Information supplied »
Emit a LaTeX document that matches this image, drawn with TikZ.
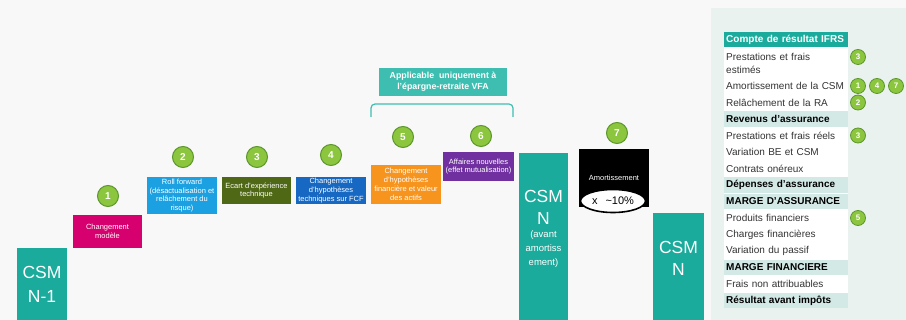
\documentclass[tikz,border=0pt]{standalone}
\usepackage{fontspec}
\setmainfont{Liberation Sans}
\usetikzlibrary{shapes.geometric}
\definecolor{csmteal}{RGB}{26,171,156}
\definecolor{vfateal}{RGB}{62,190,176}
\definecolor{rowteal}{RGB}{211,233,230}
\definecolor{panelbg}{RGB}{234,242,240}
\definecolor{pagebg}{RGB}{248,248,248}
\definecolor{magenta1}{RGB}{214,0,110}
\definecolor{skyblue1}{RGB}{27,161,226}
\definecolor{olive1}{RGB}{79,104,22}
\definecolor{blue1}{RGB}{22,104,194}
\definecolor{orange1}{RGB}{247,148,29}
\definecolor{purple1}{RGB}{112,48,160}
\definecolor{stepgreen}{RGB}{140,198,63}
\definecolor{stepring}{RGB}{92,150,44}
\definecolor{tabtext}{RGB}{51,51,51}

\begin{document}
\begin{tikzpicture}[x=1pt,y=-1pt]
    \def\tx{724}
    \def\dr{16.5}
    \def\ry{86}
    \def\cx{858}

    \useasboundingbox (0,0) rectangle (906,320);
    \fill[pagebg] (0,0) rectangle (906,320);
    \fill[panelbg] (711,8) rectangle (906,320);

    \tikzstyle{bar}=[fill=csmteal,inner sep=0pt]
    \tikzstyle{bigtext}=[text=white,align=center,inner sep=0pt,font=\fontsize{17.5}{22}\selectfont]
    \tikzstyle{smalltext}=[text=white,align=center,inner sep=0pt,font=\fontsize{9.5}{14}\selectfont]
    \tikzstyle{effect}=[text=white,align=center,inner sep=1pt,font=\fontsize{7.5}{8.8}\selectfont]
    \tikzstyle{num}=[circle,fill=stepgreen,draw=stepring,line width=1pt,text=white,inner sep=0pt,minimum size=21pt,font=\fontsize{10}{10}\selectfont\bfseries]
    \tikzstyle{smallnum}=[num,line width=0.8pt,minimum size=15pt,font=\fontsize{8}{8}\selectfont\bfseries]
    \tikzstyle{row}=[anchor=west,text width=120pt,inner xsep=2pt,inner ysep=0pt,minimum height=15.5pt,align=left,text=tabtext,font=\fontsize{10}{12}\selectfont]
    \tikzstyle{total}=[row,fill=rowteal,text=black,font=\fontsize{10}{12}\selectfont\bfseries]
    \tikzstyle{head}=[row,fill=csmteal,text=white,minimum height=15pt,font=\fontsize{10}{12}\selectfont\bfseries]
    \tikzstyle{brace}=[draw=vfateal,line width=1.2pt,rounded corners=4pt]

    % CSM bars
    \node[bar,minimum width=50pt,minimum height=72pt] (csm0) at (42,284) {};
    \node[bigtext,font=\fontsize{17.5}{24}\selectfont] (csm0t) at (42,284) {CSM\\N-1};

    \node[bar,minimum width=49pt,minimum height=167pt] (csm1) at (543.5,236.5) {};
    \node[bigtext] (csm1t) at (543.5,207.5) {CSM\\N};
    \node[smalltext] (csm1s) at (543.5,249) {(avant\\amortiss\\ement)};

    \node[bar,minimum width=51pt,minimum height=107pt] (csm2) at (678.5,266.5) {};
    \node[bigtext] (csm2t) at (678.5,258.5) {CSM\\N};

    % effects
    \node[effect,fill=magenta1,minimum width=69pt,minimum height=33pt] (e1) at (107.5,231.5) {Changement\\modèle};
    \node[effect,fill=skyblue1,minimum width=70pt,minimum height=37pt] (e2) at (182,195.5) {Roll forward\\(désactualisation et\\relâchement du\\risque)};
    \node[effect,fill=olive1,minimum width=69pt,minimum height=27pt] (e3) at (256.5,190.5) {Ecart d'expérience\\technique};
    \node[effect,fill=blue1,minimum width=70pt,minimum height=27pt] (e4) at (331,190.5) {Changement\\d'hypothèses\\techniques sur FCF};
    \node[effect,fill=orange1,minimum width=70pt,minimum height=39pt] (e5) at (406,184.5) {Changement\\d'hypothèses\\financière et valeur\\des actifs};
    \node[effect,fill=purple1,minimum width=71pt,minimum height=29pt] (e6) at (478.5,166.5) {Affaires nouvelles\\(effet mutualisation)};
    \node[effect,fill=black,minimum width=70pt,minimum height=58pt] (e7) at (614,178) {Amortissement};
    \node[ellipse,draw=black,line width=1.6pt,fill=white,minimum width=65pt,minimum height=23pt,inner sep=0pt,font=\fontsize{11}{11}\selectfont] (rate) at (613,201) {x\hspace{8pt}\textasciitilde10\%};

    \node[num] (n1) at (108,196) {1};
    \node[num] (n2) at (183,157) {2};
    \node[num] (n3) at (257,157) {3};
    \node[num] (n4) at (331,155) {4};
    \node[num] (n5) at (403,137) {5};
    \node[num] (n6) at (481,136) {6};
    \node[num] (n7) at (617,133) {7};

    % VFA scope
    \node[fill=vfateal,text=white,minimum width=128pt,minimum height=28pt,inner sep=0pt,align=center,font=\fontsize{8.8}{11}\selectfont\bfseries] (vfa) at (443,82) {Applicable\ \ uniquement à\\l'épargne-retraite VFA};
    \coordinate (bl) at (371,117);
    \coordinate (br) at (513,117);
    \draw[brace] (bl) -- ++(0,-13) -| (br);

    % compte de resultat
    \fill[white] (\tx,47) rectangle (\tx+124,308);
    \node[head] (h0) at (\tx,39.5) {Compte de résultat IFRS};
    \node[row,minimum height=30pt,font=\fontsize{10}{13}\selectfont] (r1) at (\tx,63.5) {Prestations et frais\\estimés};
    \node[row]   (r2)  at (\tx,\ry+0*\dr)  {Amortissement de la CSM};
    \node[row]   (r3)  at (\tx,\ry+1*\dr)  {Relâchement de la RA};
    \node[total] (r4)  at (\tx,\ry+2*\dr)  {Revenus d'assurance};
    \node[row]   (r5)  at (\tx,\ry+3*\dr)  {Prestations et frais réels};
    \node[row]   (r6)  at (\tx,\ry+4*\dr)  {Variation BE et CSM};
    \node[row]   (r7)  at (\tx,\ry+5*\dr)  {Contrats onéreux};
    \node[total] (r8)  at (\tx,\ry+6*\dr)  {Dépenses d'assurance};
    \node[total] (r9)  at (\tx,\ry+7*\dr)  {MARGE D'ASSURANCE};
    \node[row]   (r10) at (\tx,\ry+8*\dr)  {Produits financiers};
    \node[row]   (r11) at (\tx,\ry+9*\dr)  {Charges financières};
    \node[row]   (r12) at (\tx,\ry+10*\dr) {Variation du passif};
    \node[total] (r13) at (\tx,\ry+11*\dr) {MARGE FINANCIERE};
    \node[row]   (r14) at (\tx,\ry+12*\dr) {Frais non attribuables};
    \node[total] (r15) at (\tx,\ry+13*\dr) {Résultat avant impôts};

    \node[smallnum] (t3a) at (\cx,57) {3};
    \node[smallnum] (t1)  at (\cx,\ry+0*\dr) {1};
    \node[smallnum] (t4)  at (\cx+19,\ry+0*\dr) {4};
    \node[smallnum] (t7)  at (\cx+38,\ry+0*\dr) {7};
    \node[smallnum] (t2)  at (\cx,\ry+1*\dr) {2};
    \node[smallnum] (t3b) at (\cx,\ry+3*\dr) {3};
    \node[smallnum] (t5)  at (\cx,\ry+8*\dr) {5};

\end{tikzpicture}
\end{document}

Given problem » Without the pictures, please reproduce each line of the listing above exactly, from the first one through the line bearing "(711,8) rectangle (906,320);".

Written response »
Emit a LaTeX document that matches this image, drawn with TikZ.
\documentclass[tikz,border=0pt]{standalone}
\usepackage{fontspec}
\setmainfont{Liberation Sans}
\usetikzlibrary{shapes.geometric}
\definecolor{csmteal}{RGB}{26,171,156}
\definecolor{vfateal}{RGB}{62,190,176}
\definecolor{rowteal}{RGB}{211,233,230}
\definecolor{panelbg}{RGB}{234,242,240}
\definecolor{pagebg}{RGB}{248,248,248}
\definecolor{magenta1}{RGB}{214,0,110}
\definecolor{skyblue1}{RGB}{27,161,226}
\definecolor{olive1}{RGB}{79,104,22}
\definecolor{blue1}{RGB}{22,104,194}
\definecolor{orange1}{RGB}{247,148,29}
\definecolor{purple1}{RGB}{112,48,160}
\definecolor{stepgreen}{RGB}{140,198,63}
\definecolor{stepring}{RGB}{92,150,44}
\definecolor{tabtext}{RGB}{51,51,51}

\begin{document}
\begin{tikzpicture}[x=1pt,y=-1pt]
    \def\tx{724}
    \def\dr{16.5}
    \def\ry{86}
    \def\cx{858}

    \useasboundingbox (0,0) rectangle (906,320);
    \fill[pagebg] (0,0) rectangle (906,320);
    \fill[panelbg] (711,8) rectangle (906,320);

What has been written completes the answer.